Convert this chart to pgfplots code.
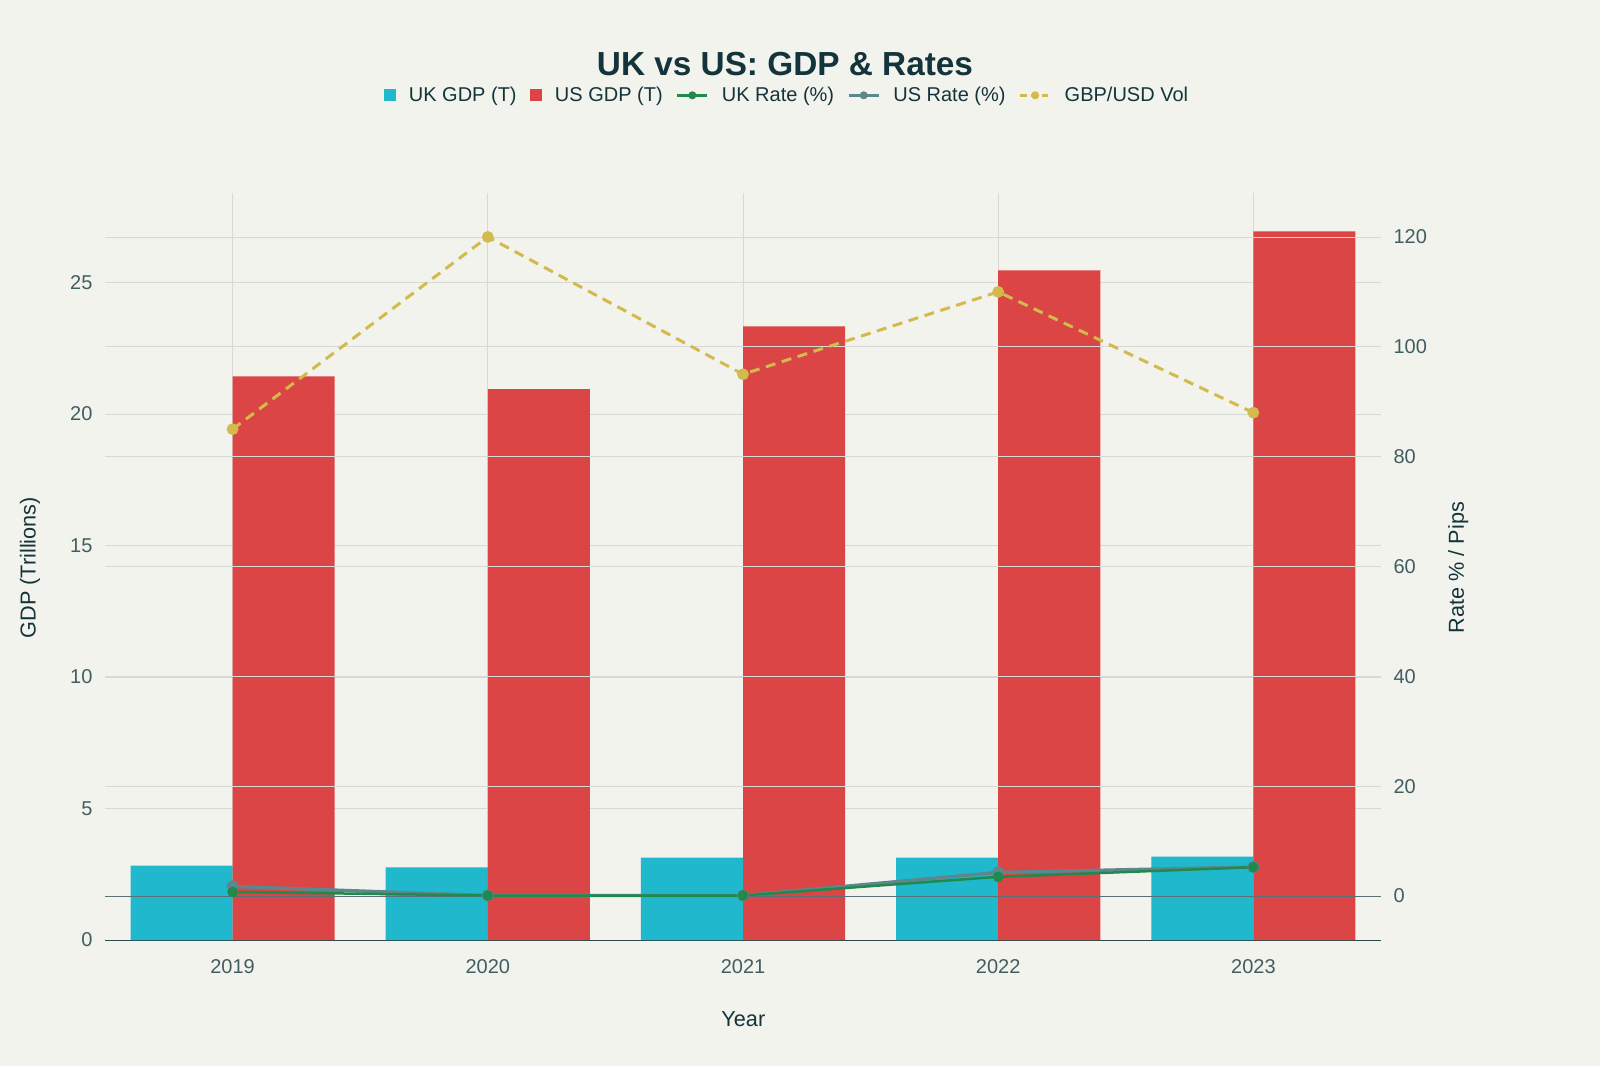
\documentclass[border=0pt]{standalone}
\usepackage{pgfplots}
\pgfplotsset{compat=1.18}
\usepackage{fontspec}
\setmainfont{Liberation Sans}
\definecolor{bg}{HTML}{F3F3EE}
\definecolor{ukc}{HTML}{1FB8CD}
\definecolor{usc}{HTML}{DB4545}
\definecolor{ukr}{HTML}{1F8A4C}
\definecolor{usr}{HTML}{5D878F}
\definecolor{vol}{HTML}{D2BA4C}
\definecolor{txt}{HTML}{13343B}
\definecolor{gridc}{HTML}{D8D8D4}
\begin{document}
\begin{tikzpicture}
\fill[bg] (0pt,0pt) rectangle (960pt,639.6pt);
\pgfplotsset{every axis/.style={scale only axis, width=765.6pt, height=448.2pt,
  at={(63pt,75.6pt)}, anchor=south west, xmin=-0.5, xmax=4.5,
  major tick length=0pt, tick label style={font=\fontsize{12}{14}\selectfont, text=txt!80},
  /pgf/number format/assume math mode=true}}
\begin{axis}[ymin=0, ymax=28.4, ytick={0,5,...,25},
  xtick={0,1,2,3,4}, xticklabels={2019,2020,2021,2022,2023},
  xticklabel style={yshift=-8pt}, yticklabel style={xshift=-4pt},
  axis x line*=bottom, axis y line*=left, y axis line style={draw=none},
  x axis line style={draw=txt!90},
  grid=major, grid style={gridc},
  ybar, bar width=0.4,
  legend columns=5,
  legend style={at={(rel axis cs:0.535,1.11)}, anchor=south, draw=none, fill=none,
    font=\fontsize{12}{14}\selectfont, text=txt, column sep=6pt},
  legend image code/.code={\fill[#1] (0pt,-3.5pt) rectangle (7pt,3.5pt);}]
\addplot[fill=ukc, draw=none, bar shift=-0.2] coordinates {(0,2.83) (1,2.76) (2,3.13) (3,3.13) (4,3.17)};
\addlegendentry{UK GDP (T)}
\addplot[fill=usc, draw=none, bar shift=0.2] coordinates {(0,21.43) (1,20.94) (2,23.33) (3,25.46) (4,26.94)};
\addlegendentry{US GDP (T)}
\addlegendimage{legend image code/.code={\draw[ukr,line width=1.5pt] (0pt,0pt)--(18pt,0pt); \fill[ukr] (9pt,0pt) circle (2.2pt);}}
\addlegendentry{UK Rate (\%)}
\addlegendimage{legend image code/.code={\draw[usr,line width=1.5pt] (0pt,0pt)--(18pt,0pt); \fill[usr] (9pt,0pt) circle (2.2pt);}}
\addlegendentry{US Rate (\%)}
\addlegendimage{legend image code/.code={\draw[vol,line width=1.5pt,dash pattern=on 4pt off 2.5pt] (0pt,0pt)--(18pt,0pt); \fill[vol] (9pt,0pt) circle (2.2pt);}}
\addlegendentry{GBP/USD Vol}
\end{axis}
\begin{axis}[ymin=-8, ymax=128, ytick={0,20,...,120}, yticklabel style={xshift=4pt},
  axis x line=none, axis y line*=right, y axis line style={draw=none},
  ymajorgrids, grid style={gridc},
  extra y ticks={0}, extra y tick labels={}, extra y tick style={grid style={txt!70}}]
\addplot[usr, line width=2pt, mark=*, mark size=2.6pt] coordinates {(0,1.75) (1,0.1) (2,0.1) (3,4.3) (4,5.3)};
\addplot[ukr, line width=1.5pt, mark=*, mark size=2.4pt] coordinates {(0,0.75) (1,0.1) (2,0.1) (3,3.5) (4,5.25)};
\addplot[vol, line width=1.8pt, dash pattern=on 6pt off 4pt, mark=*, mark size=2.6pt, mark options={solid}] coordinates {(0,85) (1,120) (2,95) (3,110) (4,88)};
\end{axis}
\node[font=\bfseries\fontsize{20}{24}\selectfont, text=txt] at (471pt,601pt) {UK vs US: GDP \& Rates};
\node[font=\fontsize{13}{16}\selectfont, text=txt] at (446pt,28pt) {Year};
\node[font=\fontsize{13}{16}\selectfont, text=txt, rotate=90] at (18pt,299pt) {GDP (Trillions)};
\node[font=\fontsize{13}{16}\selectfont, text=txt, rotate=90] at (875pt,299pt) {Rate \% / Pips};
\end{tikzpicture}
\end{document}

◇ ◇ ◇ ◇ ◇ ◇ ◇

▶ **Exercise requirements**
Give every line back word for word and leave the pictures out.

▶ **The output**
Convert this chart to pgfplots code.
\documentclass[border=0pt]{standalone}
\usepackage{pgfplots}
\pgfplotsset{compat=1.18}
\usepackage{fontspec}
\setmainfont{Liberation Sans}
\definecolor{bg}{HTML}{F3F3EE}
\definecolor{ukc}{HTML}{1FB8CD}
\definecolor{usc}{HTML}{DB4545}
\definecolor{ukr}{HTML}{1F8A4C}
\definecolor{usr}{HTML}{5D878F}
\definecolor{vol}{HTML}{D2BA4C}
\definecolor{txt}{HTML}{13343B}
\definecolor{gridc}{HTML}{D8D8D4}
\begin{document}
\begin{tikzpicture}
\fill[bg] (0pt,0pt) rectangle (960pt,639.6pt);
\pgfplotsset{every axis/.style={scale only axis, width=765.6pt, height=448.2pt,
  at={(63pt,75.6pt)}, anchor=south west, xmin=-0.5, xmax=4.5,
  major tick length=0pt, tick label style={font=\fontsize{12}{14}\selectfont, text=txt!80},
  /pgf/number format/assume math mode=true}}
\begin{axis}[ymin=0, ymax=28.4, ytick={0,5,...,25},
  xtick={0,1,2,3,4}, xticklabels={2019,2020,2021,2022,2023},
  xticklabel style={yshift=-8pt}, yticklabel style={xshift=-4pt},
  axis x line*=bottom, axis y line*=left, y axis line style={draw=none},
  x axis line style={draw=txt!90},
  grid=major, grid style={gridc},
  ybar, bar width=0.4,
  legend columns=5,
  legend style={at={(rel axis cs:0.535,1.11)}, anchor=south, draw=none, fill=none,
    font=\fontsize{12}{14}\selectfont, text=txt, column sep=6pt},
  legend image code/.code={\fill[#1] (0pt,-3.5pt) rectangle (7pt,3.5pt);}]
\addplot[fill=ukc, draw=none, bar shift=-0.2] coordinates {(0,2.83) (1,2.76) (2,3.13) (3,3.13) (4,3.17)};
\addlegendentry{UK GDP (T)}
\addplot[fill=usc, draw=none, bar shift=0.2] coordinates {(0,21.43) (1,20.94) (2,23.33) (3,25.46) (4,26.94)};
\addlegendentry{US GDP (T)}
\addlegendimage{legend image code/.code={\draw[ukr,line width=1.5pt] (0pt,0pt)--(18pt,0pt); \fill[ukr] (9pt,0pt) circle (2.2pt);}}
\addlegendentry{UK Rate (\%)}
\addlegendimage{legend image code/.code={\draw[usr,line width=1.5pt] (0pt,0pt)--(18pt,0pt); \fill[usr] (9pt,0pt) circle (2.2pt);}}
\addlegendentry{US Rate (\%)}
\addlegendimage{legend image code/.code={\draw[vol,line width=1.5pt,dash pattern=on 4pt off 2.5pt] (0pt,0pt)--(18pt,0pt); \fill[vol] (9pt,0pt) circle (2.2pt);}}
\addlegendentry{GBP/USD Vol}
\end{axis}
\begin{axis}[ymin=-8, ymax=128, ytick={0,20,...,120}, yticklabel style={xshift=4pt},
  axis x line=none, axis y line*=right, y axis line style={draw=none},
  ymajorgrids, grid style={gridc},
  extra y ticks={0}, extra y tick labels={}, extra y tick style={grid style={txt!70}}]
\addplot[usr, line width=2pt, mark=*, mark size=2.6pt] coordinates {(0,1.75) (1,0.1) (2,0.1) (3,4.3) (4,5.3)};
\addplot[ukr, line width=1.5pt, mark=*, mark size=2.4pt] coordinates {(0,0.75) (1,0.1) (2,0.1) (3,3.5) (4,5.25)};
\addplot[vol, line width=1.8pt, dash pattern=on 6pt off 4pt, mark=*, mark size=2.6pt, mark options={solid}] coordinates {(0,85) (1,120) (2,95) (3,110) (4,88)};
\end{axis}
\node[font=\bfseries\fontsize{20}{24}\selectfont, text=txt] at (471pt,601pt) {UK vs US: GDP \& Rates};
\node[font=\fontsize{13}{16}\selectfont, text=txt] at (446pt,28pt) {Year};
\node[font=\fontsize{13}{16}\selectfont, text=txt, rotate=90] at (18pt,299pt) {GDP (Trillions)};
\node[font=\fontsize{13}{16}\selectfont, text=txt, rotate=90] at (875pt,299pt) {Rate \% / Pips};
\end{tikzpicture}
\end{document}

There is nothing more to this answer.